20 août 2022, Fête de saint Bernard

Sap 7,7-10.15-16 ; Phil 3,17 - 4,1 ; Io 17,20-26

H O M É L I E

            Depuis déjà plus d’un siècle, nous célébrons saint Bernard comme Docteur de l’Église.  Cependant, si Bernard est important pour nous, moines, c’est avant tout en tant que moine et abbé.  Ce que nous attendons de lui n’est pas la réponse d’un grand maître à nos problèmes, mais plutôt les questions et les défis posés par un grand maître spirituel, qui était avant tout moine, et qui l’est demeuré à travers toutes les vicissitudes de sa vie.

            Il a été un homme de son temps.  David Knowles, excellent historien, l’a décrit comme « un de cette petite classe de grands hommes dont les talents et les dons ont trouvé un contexte tout à fait adapté ».  Durant quarante ans il a fait de son abbaye de Clairvaux le centre spirituel de l’Europe.  L’Ordre cistercien, tout comme la spiritualité de l’Europe occidentale ont été marqués par son influence d’une façon comparable à celle d’Augustin d’Hippone ou d’Anselme de Canterbury.

            Il entra en 1113 dans la communauté de Cîteaux, peu après la fondation de celle-ci.  Deux ans plus tard, à l’âge de 25 ans, il était abbé fondateur de Clairvaux et le resta jusqu’à sa mort en 1153, à l’âge de 63 ans.  Il passa une grande partie de son temps en dehors de son monastère, pour s’occuper des affaires de l’Église et de l’État, retournant à Clairvaux pour de brèves périodes.  Mais lorsqu’il y était, il était totalement présent.  Et lorsqu’il était à l’extérieur, il demeurait moine à 100%, portant ses frères et ses amis dans sa prière et son affection.

            Bernard était un homme unifié – caractéristique essentielle d’un vrai moine.  Pour cette raison il pouvait orienter vers une profonde unité tout ce qu’il touchait.  Homme de Dieu, amoureux de Dieu, il ne séparait jamais son amour de Dieu de l’affection des êtres humains avec qui il vivait ou qu’il rencontrait.  C’est Dieu lui-même qui le renvoyait aux hommes, et c’était l’expérience de sa propre humanité et sa compassion pour les hommes qui stimulait sa prière comme son service.  Il n’y avait en lui aucune fausse dichotomie entre l’amour de Dieu et celui des autres.

            Il n’y avait même pas chez lui cette autre dichotomie – si fréquente -- entre action et contemplation.  Pour Bernard, comme pour tous les grands mystiques, la priorité était certainement donnée à la « prière contemplative ».  Mais une fois que cette priorité était solidement établie, Il n’y avait plus aucune quantité ou aucune intensité de service des frères qui puisse mettre en péril cette relation à Dieu.  Bien sûr, Bernard gémit parfois… peut-être plutôt d’une façon rhétorique, au sujet de toute cette activité.  Cependant, sa capacité de maintenir une prière contemplative au sein d’une activité au rythme débordant était évidente.

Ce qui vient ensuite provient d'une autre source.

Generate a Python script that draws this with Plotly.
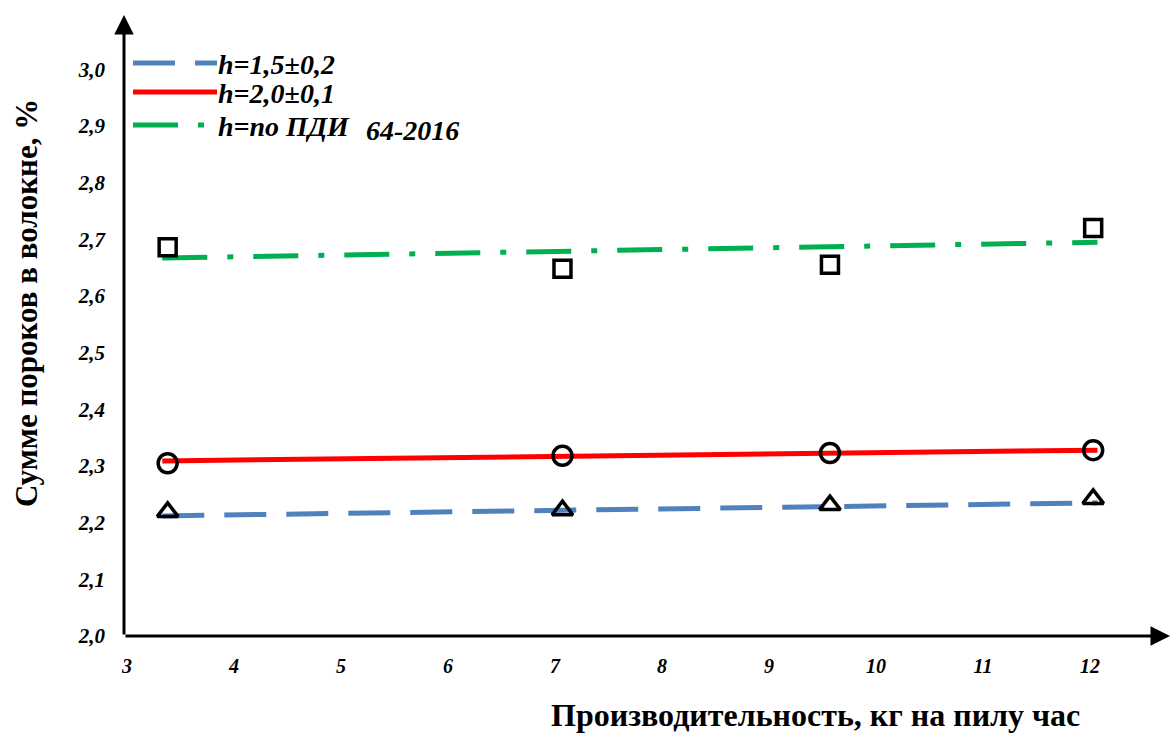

            Si Bernard a fait de Clairvaux le centre de toute l’Église et de toute la Société, c’est qu’il était conscient du fait que Clairvaux n’était qu’une petite partie d’un tout beaucoup plus large.  Il était préoccupé de tout l’Ordre cistercien, de tout l’Ordre monastique et de toute l’Église.  Et cette relation donna à Clairvaux même une vie extraordinaire.  Bernard était également préoccupé de la Société.  Le même amour qu’il avait mis au centre de sa propre vie, il était convaincu que tout être humain devait le vivre également : personnes mariées aussi bien que moines et évêques et même pape, rois aussi bien que mendiants.

            L’une des paroles bien connues que l’on attribue à Bernard est qu’il se demandait chaque jour : « Bernard, pourquoi es-tu venu ici ? ».  Pour nous également, moines d’aujourd’hui et de cette abbaye, la question fondamentale demeure toujours la même :  « Pourquoi sommes-nous venus au monastère ? – Pourquoi y sommes-nous restés ? ».  Peut-être pourrions-nous porter cette question dans nos cœurs tout au long de cette journée.